→ Written instruction: Return the lines exactly as they stand, from the first of the material through the line containing "PW, PH = W - M_L - M_R, H - M_T - M_B".

→ Data section:
● ● ●

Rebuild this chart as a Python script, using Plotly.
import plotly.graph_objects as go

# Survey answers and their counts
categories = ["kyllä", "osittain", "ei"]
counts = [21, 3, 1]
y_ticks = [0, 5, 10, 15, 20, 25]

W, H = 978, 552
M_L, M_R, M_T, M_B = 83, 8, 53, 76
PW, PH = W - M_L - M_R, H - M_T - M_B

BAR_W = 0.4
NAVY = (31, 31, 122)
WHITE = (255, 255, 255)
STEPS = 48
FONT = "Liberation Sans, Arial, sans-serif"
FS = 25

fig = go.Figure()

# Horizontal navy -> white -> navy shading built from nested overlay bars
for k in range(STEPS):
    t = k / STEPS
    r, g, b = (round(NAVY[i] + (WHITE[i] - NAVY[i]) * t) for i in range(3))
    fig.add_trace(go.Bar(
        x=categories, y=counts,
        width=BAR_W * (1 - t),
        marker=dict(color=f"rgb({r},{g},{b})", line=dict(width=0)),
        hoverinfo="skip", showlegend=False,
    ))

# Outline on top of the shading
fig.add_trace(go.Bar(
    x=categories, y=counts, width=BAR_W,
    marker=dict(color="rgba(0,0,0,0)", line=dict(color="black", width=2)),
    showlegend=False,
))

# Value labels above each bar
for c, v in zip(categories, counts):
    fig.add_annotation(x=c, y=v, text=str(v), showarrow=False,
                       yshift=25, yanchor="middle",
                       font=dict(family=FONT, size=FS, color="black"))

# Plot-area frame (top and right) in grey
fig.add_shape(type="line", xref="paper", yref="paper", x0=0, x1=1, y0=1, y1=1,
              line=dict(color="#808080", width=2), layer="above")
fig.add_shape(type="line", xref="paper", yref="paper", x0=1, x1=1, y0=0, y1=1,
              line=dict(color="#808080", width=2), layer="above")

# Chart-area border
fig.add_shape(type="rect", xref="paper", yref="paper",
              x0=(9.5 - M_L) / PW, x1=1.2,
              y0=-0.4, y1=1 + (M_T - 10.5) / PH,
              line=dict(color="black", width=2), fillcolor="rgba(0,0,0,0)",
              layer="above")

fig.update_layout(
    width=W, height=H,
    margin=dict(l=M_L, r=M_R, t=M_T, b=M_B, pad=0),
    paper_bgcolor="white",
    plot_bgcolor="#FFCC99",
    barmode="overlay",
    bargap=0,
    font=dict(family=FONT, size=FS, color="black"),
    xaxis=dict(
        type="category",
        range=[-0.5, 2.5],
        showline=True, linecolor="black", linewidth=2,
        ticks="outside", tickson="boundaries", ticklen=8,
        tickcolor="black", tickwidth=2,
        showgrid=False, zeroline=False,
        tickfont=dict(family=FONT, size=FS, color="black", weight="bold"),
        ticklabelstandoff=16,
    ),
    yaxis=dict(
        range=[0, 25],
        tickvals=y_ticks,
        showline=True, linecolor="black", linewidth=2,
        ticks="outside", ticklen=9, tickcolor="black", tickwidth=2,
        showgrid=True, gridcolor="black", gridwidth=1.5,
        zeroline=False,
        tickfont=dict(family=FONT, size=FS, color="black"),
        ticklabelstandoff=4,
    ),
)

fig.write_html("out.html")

● ● ●

→ Result:
Rebuild this chart as a Python script, using Plotly.
import plotly.graph_objects as go

# Survey answers and their counts
categories = ["kyllä", "osittain", "ei"]
counts = [21, 3, 1]
y_ticks = [0, 5, 10, 15, 20, 25]

W, H = 978, 552
M_L, M_R, M_T, M_B = 83, 8, 53, 76
PW, PH = W - M_L - M_R, H - M_T - M_B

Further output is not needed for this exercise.